Proseguendo poi per il nostro percorso entriamo nel Parco Nazionale di Diawling, pieno di animali di ogni sorta e genere. Qui incontriamo un grosso ostacolo, letteralmente: un camion si è bloccato nel fango lungo la strada, ostruendo il passaggio. Parlando con i proprietari del veicolo scopriamo che sono bloccati in quella situazione da tre giorni… tre giorni!!! Dopo un po’ riusciamo però a proseguire, dato che la strada è ancora lunga e abbiamo ancora un confine da attraversare. Confine che infatti arriva poco dopo, non prima però di aver passato l’ennesimo posto di blocco dove abbiamo ricevuto per la centesima volta la richiesta di un “cadot” da parte dei poliziotti. Il “cadot” è un regalo che tutti, dal Sahara Occidentale in poi, ci hanno chiesto ogni volta che siamo stati fermati. Può essere qualsiasi cosa: cibo, bevande, soldi, abbigliamento o anche giocattoli.
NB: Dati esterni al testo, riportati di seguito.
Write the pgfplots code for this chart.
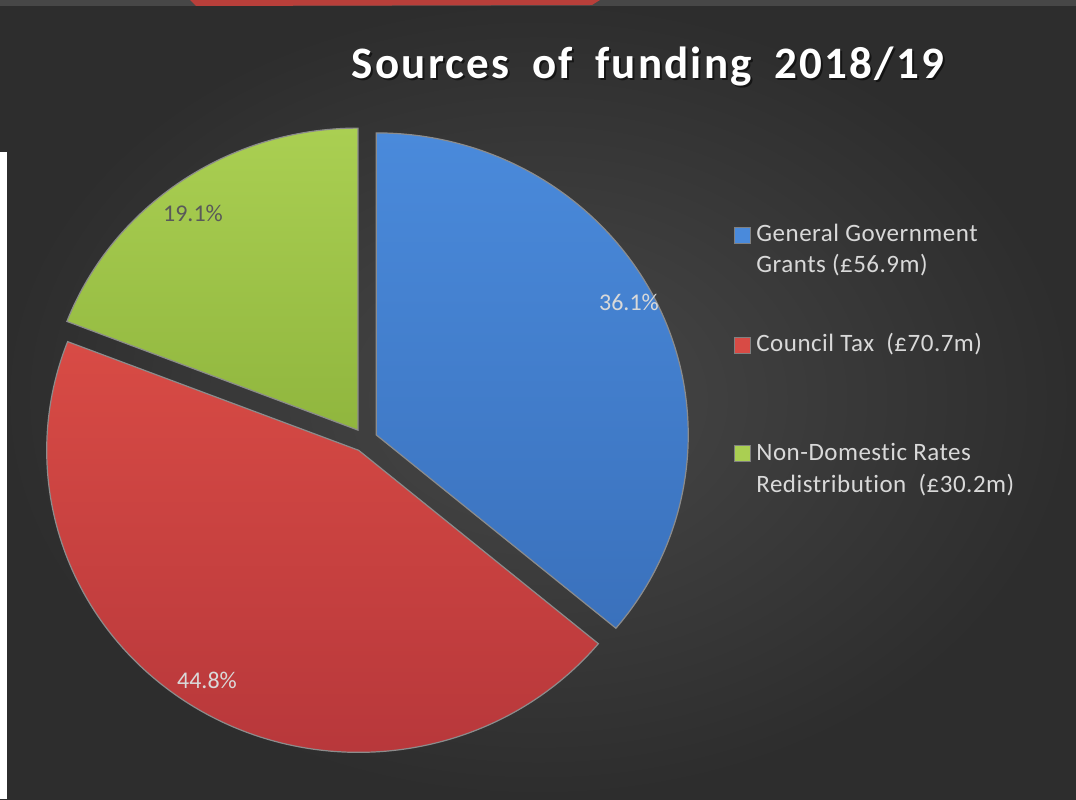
\documentclass[border=0pt]{standalone}
\usepackage{pgfplots}
\pgfplotsset{compat=1.18}
\usepackage{pgfplotstable}
\usepackage{fontspec}
\setmainfont{Carlito}[Ligatures=NoCommon]
\newfontfamily\titlefont[LetterSpace=5,WordSpace={1.8},Ligatures=NoCommon]{Carlito}
\newfontfamily\legfont[LetterSpace=2,Ligatures=NoCommon]{Carlito}
\usetikzlibrary{calc}

\definecolor{bgin}{HTML}{484848}
\definecolor{bgout}{HTML}{2D2D2D}
\definecolor{blueT}{HTML}{4A8ADB}
\definecolor{blueB}{HTML}{3A71BC}
\definecolor{redT}{HTML}{D84B45}
\definecolor{redB}{HTML}{B5363A}
\definecolor{greenT}{HTML}{AACF52}
\definecolor{greenB}{HTML}{90B63E}
\definecolor{txt}{HTML}{D9D9D9}
\definecolor{gtxt}{HTML}{595959}
\definecolor{topred}{HTML}{B83F3A}

% funding in million pounds
\pgfplotstableread{
source value
Grants 56.9
CouncilTax 70.7
NDR 30.2
}\fundtable

% start angle, end angle, mid angle, top colour, bottom colour
\newcommand\slice[5]{%
  \shade[top color=#4,bottom color=#5,draw=black!45,line width=0.6pt]
    ($(axis cs:365,359)+(#3:6.2pt and 6pt)$) -- ++(#1:156pt and 151pt)
    arc[start angle=#1,end angle=#2,x radius=156pt,y radius=151pt] -- cycle;}

\begin{document}
\begin{tikzpicture}
  \pgfplotstablegetelem{0}{value}\of\fundtable \let\vA\pgfplotsretval
  \pgfplotstablegetelem{1}{value}\of\fundtable \let\vB\pgfplotsretval
  \pgfplotstablegetelem{2}{value}\of\fundtable \let\vC\pgfplotsretval
  \pgfmathsetmacro\tot{\vA+\vB+\vC}
  \pgfmathsetmacro\sA{90}
  \pgfmathsetmacro\eA{\sA-360*(\vA/\tot)}
  \pgfmathsetmacro\eB{\eA-360*(\vB/\tot)}
  \pgfmathsetmacro\eC{\eB-360*(\vC/\tot)}
  \pgfmathsetmacro\mA{(\sA+\eA)/2}
  \pgfmathsetmacro\mB{(\eA+\eB)/2}
  \pgfmathsetmacro\mC{(\eB+\eC)/2}
  \begin{axis}[
      name=pie,
      scale only axis,
      x=0.5pt, y=0.5pt,
      xmin=0, xmax=1076,
      ymin=0, ymax=799,
      hide axis,
    ]
    % background
    \shade[inner color=bgin,outer color=bgout] (axis cs:0,0) rectangle (axis cs:1076,799);
    \fill[black!72] (axis cs:0,793) rectangle (axis cs:1076,799);
    \fill[topred] (axis cs:190,799) -- (axis cs:600,799) -- (axis cs:592,794) -- (axis cs:196,793) -- cycle;
    \fill[white] (axis cs:0,0) rectangle (axis cs:7,647);

    % slices
    \slice{\sA}{\eA}{\mA}{blueT}{blueB}
    \slice{\eA}{\eB}{\mB}{redT}{redB}
    \slice{\eB}{\eC}{\mC}{greenT}{greenB}

    % data labels
    \node[txt,font=\fontsize{12}{14}\selectfont] at (axis cs:629,497) {36.1\%};
    \node[txt,font=\fontsize{12}{14}\selectfont] at (axis cs:207,119) {44.8\%};
    \node[gtxt,font=\fontsize{12}{14}\selectfont] at (axis cs:193,586) {19.1\%};

    % title
    \node[anchor=base,black,opacity=0.55,font=\titlefont\bfseries\fontsize{22.5}{26}\selectfont]
      at (axis cs:650,718) {Sources of funding 2018/19};
    \node[anchor=base,white,font=\titlefont\bfseries\fontsize{22.5}{26}\selectfont]
      at (axis cs:648,720) {Sources of funding 2018/19};

    % legend
    \fill[blueT,draw=black!50,line width=0.4pt] (axis cs:734,556) rectangle (axis cs:750,572);
    \fill[redT,draw=black!50,line width=0.4pt] (axis cs:734,446) rectangle (axis cs:750,462);
    \fill[greenT,draw=black!50,line width=0.4pt] (axis cs:734,338) rectangle (axis cs:750,354);
    \begin{scope}[every node/.style={anchor=base west,txt,inner sep=0pt,font=\legfont\fontsize{12.5}{15}\selectfont}]
      \node at (axis cs:756,557) {General Government};
      \node at (axis cs:756,526) {Grants (£56.9m)};
      \node at (axis cs:756,447) {Council Tax\ \ (£70.7m)};
      \node at (axis cs:756,339) {Non-Domestic Rates};
      \node at (axis cs:756,307) {Redistribution\ \ (£30.2m)};
    \end{scope}
  \end{axis}
  \pgfresetboundingbox
  \path (pie.south west) rectangle (pie.north east);
\end{tikzpicture}
\end{document}
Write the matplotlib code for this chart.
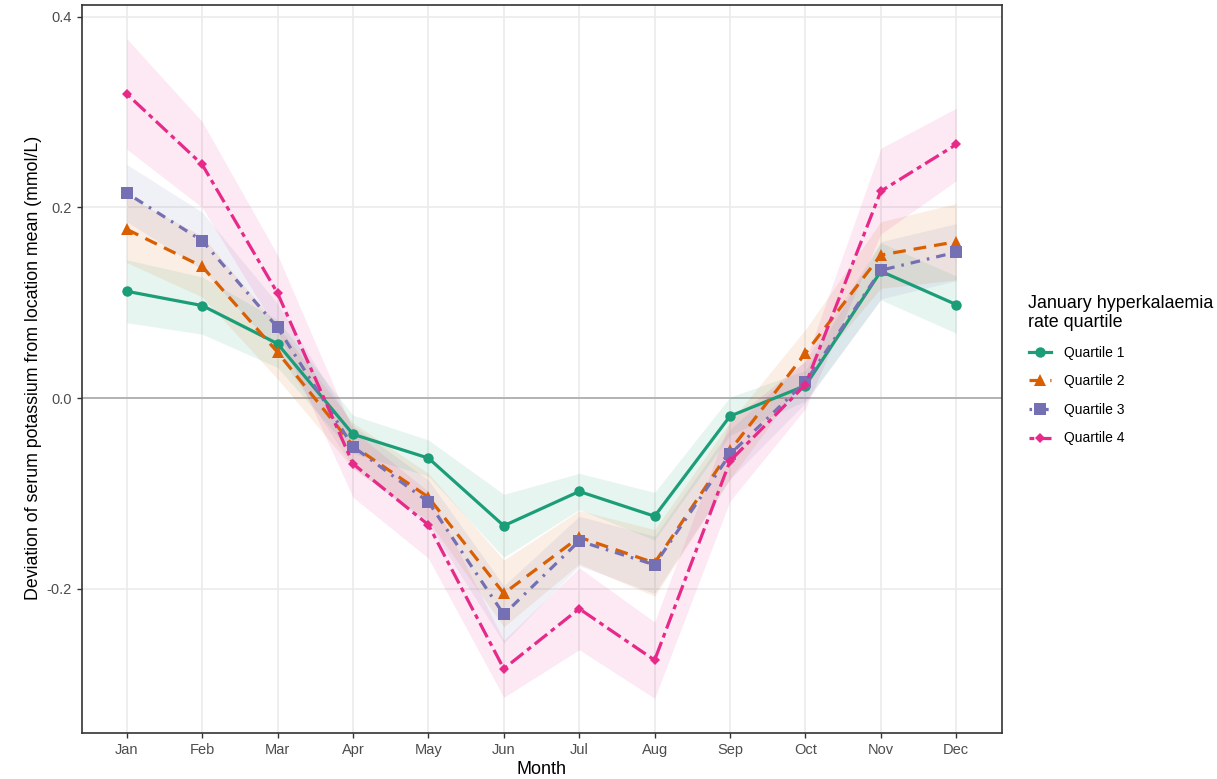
import matplotlib
matplotlib.use("Agg")
import matplotlib.pyplot as plt

plt.rcParams['font.family'] = ['Liberation Sans', 'DejaVu Sans']

months = ["Jan", "Feb", "Mar", "Apr", "May", "Jun", "Jul", "Aug", "Sep", "Oct", "Nov", "Dec"]
labels = ["Quartile 1", "Quartile 2", "Quartile 3", "Quartile 4"]

q1 = [0.112, 0.097, 0.057, -0.038, -0.063, -0.134, -0.098, -0.124, -0.019, 0.013, 0.133, 0.098]
q2 = [0.177, 0.138, 0.048, -0.050, -0.104, -0.205, -0.146, -0.173, -0.055, 0.047, 0.150, 0.164]
q3 = [0.215, 0.165, 0.074, -0.051, -0.109, -0.227, -0.150, -0.175, -0.059, 0.017, 0.134, 0.153]
q4 = [0.319, 0.245, 0.110, -0.069, -0.133, -0.284, -0.221, -0.275, -0.066, 0.014, 0.217, 0.266]

# half-widths of the confidence bands
q1_ci = [0.033, 0.030, 0.025, 0.020, 0.019, 0.033, 0.019, 0.025, 0.020, 0.016, 0.030, 0.030]
q2_ci = [0.035, 0.032, 0.028, 0.024, 0.025, 0.035, 0.028, 0.035, 0.030, 0.025, 0.035, 0.040]
q3_ci = [0.030, 0.030, 0.025, 0.022, 0.023, 0.030, 0.026, 0.030, 0.026, 0.022, 0.030, 0.030]
q4_ci = [0.058, 0.045, 0.040, 0.035, 0.035, 0.030, 0.043, 0.040, 0.042, 0.025, 0.045, 0.038]

series = [q1, q2, q3, q4]
cis = [q1_ci, q2_ci, q3_ci, q4_ci]
colors = ["#1B9E77", "#D95F02", "#7570B3", "#E7298A"]
markers = ["o", "^", "s", "D"]
msizes = [7.5, 9.0, 8.0, 5.0]
dashes = [None, (4, 2.5), (0.8, 2.2, 3, 2.2), (1.5, 1.5, 5, 1.5)]

fig = plt.figure(figsize=(12.17, 7.79), dpi=100)
ax = fig.add_axes([81.5 / 1217, 46 / 779, 920 / 1217, 728 / 779])

x = list(range(1, 13))

for vals, ci, c in zip(series, cis, colors):
    lo = [v - h for v, h in zip(vals, ci)]
    hi = [v + h for v, h in zip(vals, ci)]
    ax.fill_between(x, lo, hi, color=c, alpha=0.1, linewidth=0, zorder=2)

ax.axhline(0, color="#B3B3B3", linewidth=1.4, zorder=1.5)

handles = []
for vals, c, m, ms, d, lab in zip(series, colors, markers, msizes, dashes, labels):
    ln, = ax.plot(x, vals, color=c, linewidth=2.3, marker=m, markersize=ms,
                  markeredgewidth=0, zorder=3, label=lab)
    if d is not None:
        ln.set_dashes(d)
    handles.append(ln)

ax.set_xlim(0.4, 12.6)
ax.set_ylim(-0.3514, 0.4123)
ax.set_xticks(x)
ax.set_xticklabels(months)
ax.set_yticks([-0.2, 0.0, 0.2, 0.4])
ax.set_yticklabels(["-0.2", "0.0", "0.2", "0.4"])

ax.grid(True, color="#EBEBEB", linewidth=1.2, zorder=0)
ax.set_axisbelow(True)
for s in ax.spines.values():
    s.set_color("#333333")
    s.set_linewidth(1.2)
ax.tick_params(axis="both", colors="#333333", labelcolor="#4D4D4D",
               labelsize=10.5, length=3.5, width=1)

ax.set_xlabel("Month", fontsize=13, color="black", labelpad=3)
ax.set_ylabel("Deviation of serum potassium from location mean (mmol/L)",
              fontsize=12.8, color="black")
ax.yaxis.set_label_coords(-0.043, 0.502)

leg = fig.legend(handles=handles, labels=labels,
                 title="January hyperkalaemia\nrate quartile",
                 loc="upper left", bbox_to_anchor=(1016 / 1217, 1 - 282 / 779),
                 frameon=False, fontsize=10, title_fontsize=12.9,
                 handlelength=1.6, handletextpad=0.95, labelspacing=1.05,
                 alignment="left")

fig.savefig("out.png", dpi=100)
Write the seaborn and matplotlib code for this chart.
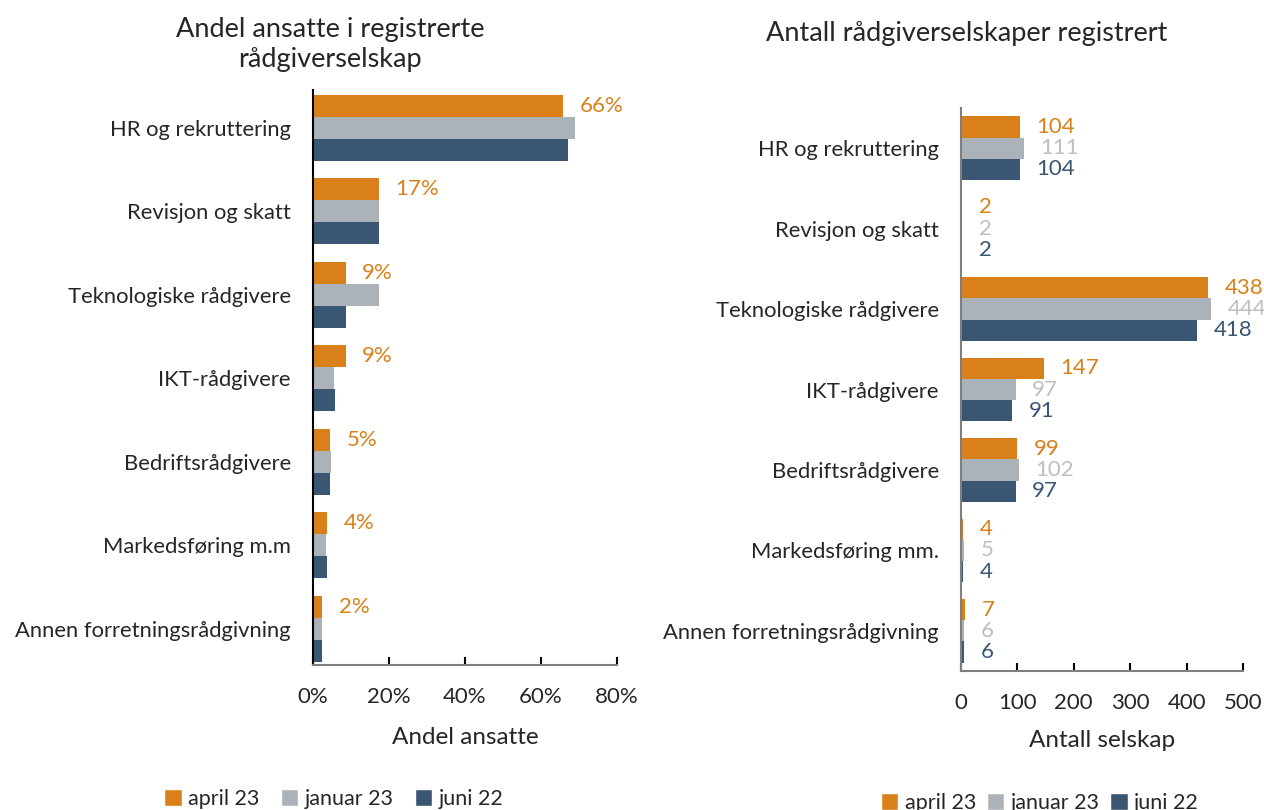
import pandas as pd
import matplotlib.pyplot as plt
import seaborn as sns
from matplotlib.patches import Patch
from matplotlib.ticker import PercentFormatter

kategorier_andel = ["HR og rekruttering", "Revisjon og skatt", "Teknologiske rådgivere",
                    "IKT-rådgivere", "Bedriftsrådgivere", "Markedsføring m.m",
                    "Annen forretningsrådgivning"]
kategorier_antall = ["HR og rekruttering", "Revisjon og skatt", "Teknologiske rådgivere",
                     "IKT-rådgivere", "Bedriftsrådgivere", "Markedsføring mm.",
                     "Annen forretningsrådgivning"]
perioder = ["april 23", "januar 23", "juni 22"]

# andel ansatte (%)
andel_april23 = [65.9, 17.3, 8.6, 8.6, 4.6, 3.6, 2.4]
andel_januar23 = [68.9, 17.4, 17.4, 5.5, 4.7, 3.5, 2.3]
andel_juni22 = [67.1, 17.4, 8.7, 5.8, 4.5, 3.6, 2.3]

# antall selskap
antall_april23 = [104, 2, 438, 147, 99, 4, 7]
antall_januar23 = [111, 2, 444, 97, 102, 5, 6]
antall_juni22 = [104, 2, 418, 91, 97, 4, 6]

farger = ["#D9801A", "#ABB2B9", "#3A5673"]
tekstfarger = ["#D9801A", "#BFBFBF", "#3A5673"]


def long_df(kategorier, serier):
    rows = []
    for periode, verdier in zip(perioder, serier):
        for kat, v in zip(kategorier, verdier):
            rows.append({"kategori": kat, "periode": periode, "verdi": v})
    return pd.DataFrame(rows)


sns.set_theme(style="white")
plt.rcParams["font.family"] = ["Lato", "DejaVu Sans"]

fig = plt.figure(figsize=(12.64, 8.10), dpi=100)
W, H = 1264, 810

def add_ax(x0, x1, y0, y1):
    return fig.add_axes([x0 / W, 1 - y1 / H, (x1 - x0) / W, (y1 - y0) / H])

# ---- venstre: andel ansatte ----
ax1 = add_ax(313, 617, 90, 665)
df1 = long_df(kategorier_andel, [andel_april23, andel_januar23, andel_juni22])
sns.barplot(data=df1, y="kategori", x="verdi", hue="periode", palette=farger,
            saturation=1, orient="h", width=0.79, linewidth=0, ax=ax1, legend=False)
ax1.set_xlim(0, 80)
ax1.set_ylim(6.43, -0.45)
ax1.xaxis.set_major_formatter(PercentFormatter(decimals=0))
ax1.set_xticks([0, 20, 40, 60, 80])
ax1.set_ylabel("")
ax1.set_xlabel("Andel ansatte", fontsize=17.5, labelpad=14)
ax1.bar_label(ax1.containers[0], labels=[f"{round(v)}%" for v in andel_april23],
              padding=12, color=tekstfarger[0], fontsize=16)

# ---- høyre: antall selskap ----
ax2 = add_ax(961, 1243, 108, 671)
df2 = long_df(kategorier_antall, [antall_april23, antall_januar23, antall_juni22])
sns.barplot(data=df2, y="kategori", x="verdi", hue="periode", palette=farger,
            saturation=1, orient="h", width=0.79, linewidth=0, ax=ax2, legend=False)
ax2.set_xlim(0, 500)
ax2.set_ylim(6.5, -0.5)
ax2.set_xticks([0, 100, 200, 300, 400, 500])
ax2.set_ylabel("")
ax2.set_xlabel("Antall selskap", fontsize=17.5, labelpad=12)
for i, cont in enumerate(ax2.containers):
    ax2.bar_label(cont, padding=12, color=tekstfarger[i], fontsize=16)

for ax, left_col in [(ax1, "black"), (ax2, "#7F7F7F")]:
    for side in ["top", "right"]:
        ax.spines[side].set_visible(False)
    ax.spines["left"].set_color(left_col)
    ax.spines["left"].set_linewidth(1.5)
    ax.spines["bottom"].set_color("#7F7F7F")
    ax.spines["bottom"].set_linewidth(1.5)
    ax.tick_params(axis="x", direction="in", length=6, width=1.5, color="black",
                   bottom=True, pad=16, labelsize=16)
    ax.tick_params(axis="y", length=0, pad=16, labelsize=15.8)
    ax.grid(False)

fig.text(330 / W, 1 - 45 / H, "Andel ansatte i registrerte\nrådgiverselskap",
         ha="center", va="center", fontsize=19.5, linespacing=1.25)
fig.text(967 / W, 1 - 33 / H, "Antall rådgiverselskaper registrert",
         ha="center", va="center", fontsize=19.5)

handles = [Patch(facecolor=c, label=p) for c, p in zip(farger, perioder)]
fig.legend(handles=handles, loc="center", bbox_to_anchor=(334 / W, 1 - 799 / H),
           ncol=3, frameon=False, fontsize=15.5, handlelength=0.8, handleheight=0.8,
           handletextpad=0.3, columnspacing=1.0)
fig.legend(handles=handles, loc="center", bbox_to_anchor=(1040 / W, 1 - 803 / H),
           ncol=3, frameon=False, fontsize=15.5, handlelength=0.8, handleheight=0.8,
           handletextpad=0.3, columnspacing=0.5)

fig.savefig("out.png", dpi=100)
Non neghiamo che questo atteggiamento, soprattutto da parte della polizia, ci ha un po’ infastidito alla lunga.
Passato anche questo ultimo posto di blocco, finalmente varchiamo il fiume Senegal, che fa da confine tra la Mauritania e, per l’appunto, il Senegal. In questa nuova nazione veniamo immediatamente colpiti dal fortissimo odore di pattumiera. Questo è dovuto al fatto che non esiste un sistema di smaltimento dei rifiuti, quindi l’immondizia viene semplicemente gettata dove capita, creando grandi discariche a cielo aperto praticamente ovunque. Questa prima, non bella, impressione lascia però subito posto ad una seconda notevolmente più positiva: in Senegal c’è tantissima gente in giro, sempre vestita di mille colori diversi e soprattutto sempre con il sorriso stampato in faccia. Non c’è un solo uomo, donna o bambino che non sia allegro e rilassato, e questo ci fa sentire tranquilli e felici a nostra volta. Non c’è miglior modo di entrare in una nuova nazione.
Proseguiamo il nostro viaggio fino a Dakar, impiegando la bellezza di tre ore per percorrere gli ultimi 80 km a causa di un traffico degno degli orari di punta nelle città italiane. Arriviamo stravolti, ma felici, perché siamo finalmente giunti alla prima vera tappa. Nei prossimi giorni cominceranno le proiezioni del CinemArena, di cui vi parleremo più approfonditamente più avanti. Ora come ora vogliamo solo lavarci e andare a letto, e così facciamo, addormentandoci non appena la nostra testa tocca il cuscino.